**Short exercise**
Do not repeat pictures. Repeat exactly the lines of the listing below from its first line through the line with "from matplotlib.patches import Polygon, Patch".

-------- Given material

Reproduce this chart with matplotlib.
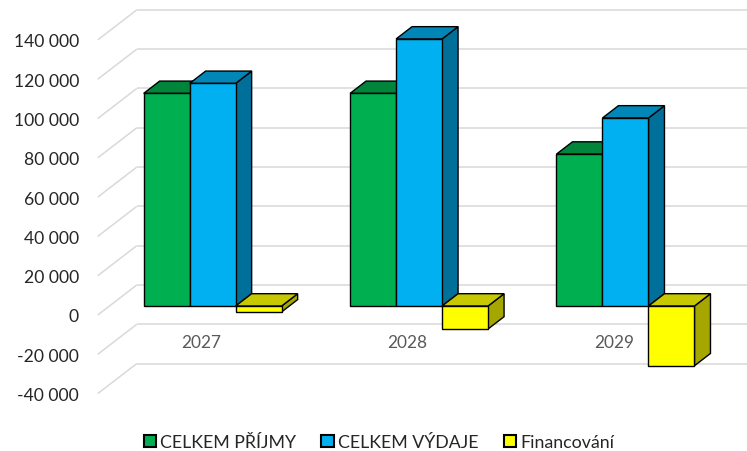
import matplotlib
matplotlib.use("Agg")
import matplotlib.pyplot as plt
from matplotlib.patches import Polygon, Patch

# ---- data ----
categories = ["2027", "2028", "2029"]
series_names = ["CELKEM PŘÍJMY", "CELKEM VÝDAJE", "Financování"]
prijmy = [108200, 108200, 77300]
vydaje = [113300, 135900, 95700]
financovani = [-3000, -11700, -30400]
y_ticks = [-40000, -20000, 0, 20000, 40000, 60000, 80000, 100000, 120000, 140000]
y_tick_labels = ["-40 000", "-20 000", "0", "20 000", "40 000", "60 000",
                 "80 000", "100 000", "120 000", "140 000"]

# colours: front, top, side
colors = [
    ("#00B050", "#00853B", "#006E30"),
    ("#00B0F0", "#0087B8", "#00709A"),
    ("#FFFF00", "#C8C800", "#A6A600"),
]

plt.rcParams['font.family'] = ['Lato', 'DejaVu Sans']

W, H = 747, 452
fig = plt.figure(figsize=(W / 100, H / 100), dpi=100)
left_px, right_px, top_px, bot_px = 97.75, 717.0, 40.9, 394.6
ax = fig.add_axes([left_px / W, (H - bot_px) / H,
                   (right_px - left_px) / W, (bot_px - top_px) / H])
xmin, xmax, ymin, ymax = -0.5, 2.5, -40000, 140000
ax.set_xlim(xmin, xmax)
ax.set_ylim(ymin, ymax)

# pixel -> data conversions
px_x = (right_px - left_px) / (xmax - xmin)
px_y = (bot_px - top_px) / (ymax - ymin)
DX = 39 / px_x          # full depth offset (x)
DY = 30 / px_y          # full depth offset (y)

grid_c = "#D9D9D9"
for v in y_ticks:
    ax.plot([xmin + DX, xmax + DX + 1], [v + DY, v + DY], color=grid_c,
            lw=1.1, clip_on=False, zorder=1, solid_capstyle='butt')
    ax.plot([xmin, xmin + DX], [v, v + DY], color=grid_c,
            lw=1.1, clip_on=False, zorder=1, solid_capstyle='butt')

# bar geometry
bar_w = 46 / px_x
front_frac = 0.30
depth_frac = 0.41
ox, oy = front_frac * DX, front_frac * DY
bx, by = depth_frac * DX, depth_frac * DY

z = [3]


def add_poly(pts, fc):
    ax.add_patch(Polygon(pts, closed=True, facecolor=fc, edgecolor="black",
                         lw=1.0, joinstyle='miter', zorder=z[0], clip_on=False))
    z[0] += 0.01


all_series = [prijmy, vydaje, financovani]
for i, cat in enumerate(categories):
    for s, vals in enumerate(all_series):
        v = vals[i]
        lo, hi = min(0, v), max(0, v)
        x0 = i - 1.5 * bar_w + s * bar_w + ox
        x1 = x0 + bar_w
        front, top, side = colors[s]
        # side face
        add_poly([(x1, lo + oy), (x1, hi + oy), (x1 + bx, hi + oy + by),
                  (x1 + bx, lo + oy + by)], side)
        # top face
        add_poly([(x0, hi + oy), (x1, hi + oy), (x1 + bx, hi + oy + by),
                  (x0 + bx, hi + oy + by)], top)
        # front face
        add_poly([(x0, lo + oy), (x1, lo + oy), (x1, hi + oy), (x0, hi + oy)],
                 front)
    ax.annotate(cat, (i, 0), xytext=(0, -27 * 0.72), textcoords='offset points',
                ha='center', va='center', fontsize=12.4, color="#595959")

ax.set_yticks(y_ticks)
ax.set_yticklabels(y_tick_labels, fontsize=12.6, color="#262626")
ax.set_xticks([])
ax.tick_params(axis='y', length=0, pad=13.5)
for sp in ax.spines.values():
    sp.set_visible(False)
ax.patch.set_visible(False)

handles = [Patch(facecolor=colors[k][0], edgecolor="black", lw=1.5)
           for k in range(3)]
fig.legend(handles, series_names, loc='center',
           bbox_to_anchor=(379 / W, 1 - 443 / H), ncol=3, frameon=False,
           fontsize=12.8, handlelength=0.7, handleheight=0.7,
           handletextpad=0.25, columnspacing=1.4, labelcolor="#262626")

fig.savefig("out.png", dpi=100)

----------------

**The result**
Reproduce this chart with matplotlib.
import matplotlib
matplotlib.use("Agg")
import matplotlib.pyplot as plt
from matplotlib.patches import Polygon, Patch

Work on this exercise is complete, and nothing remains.